Arguably, getting to a negotiated surrender tends to produce better long-term results, but that’s not a “can’t”, in fact, the alternative is a necessary foundation for a negotiated outcome.


This is a king you're talking about.

There was no free exchange. There was conquest and centuries of theft by thugs in fancy hats.


Monarchy is theft.

They have no right to their ancestors' ill-gotten gains simply because those ancestors created laws that allowed it.

Non-democratic laws are fundamentally illegitimate.


What if they became rich by stealing other peoples rightful inheritance?


Then it wasn't lawfully gained at the time? Can you prove in court the laws at the time forbed that gain? If so take it from them with interest and punitive damages.


There are plenty of situations such as wealth gained from slavery where it wasn't illegal at the time but remains morally tainted.

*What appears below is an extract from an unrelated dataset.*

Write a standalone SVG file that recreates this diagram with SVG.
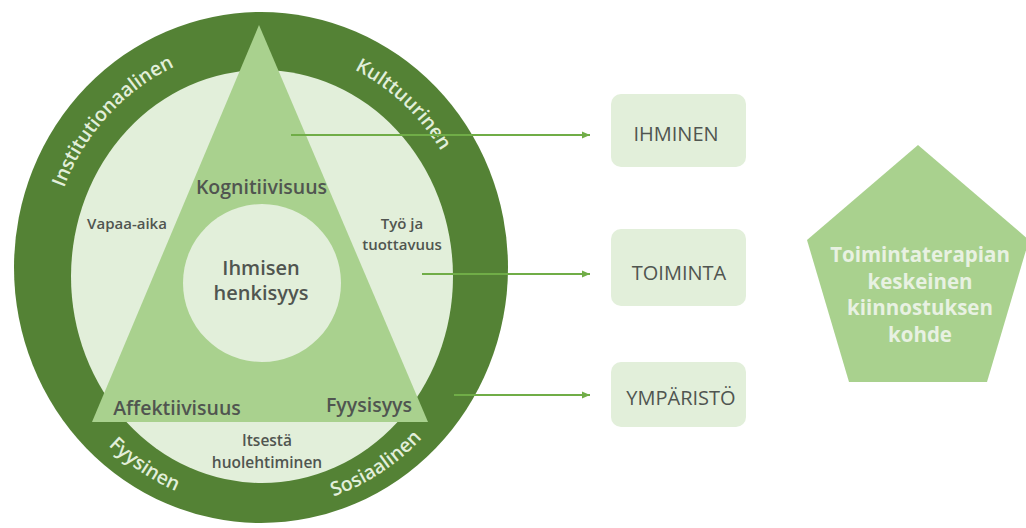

(What proportion of the King's wealth derives from the time before Magna Carta and the concept of legal restraint on the Crown? Until then it was effectively impossible for anything the monarch did, including the most blatant theft and murder, to be deemed illegal)

In re "stealing other peoples rightful inheritance", as a side comment, the Crown (but not the King) is the beneficiary of inheritances for which an owner cannot be found.


I mean what a silly place to argue from. Was the norman conquest of england lawfully achieved at the time?


Conquest was legal until the Kellogg-Briand Pact outlawed it in 1928, so yes /s


Then by that logic, if they simply pass a law saying that all the monarch's wealth is confiscated, everything is fine.


"lawfully gained at the time".

So, theft under color of law.


Look, there's an obvious way to resolve this that will satisfy everyone. Simply pass a law first, then legally eat the rich.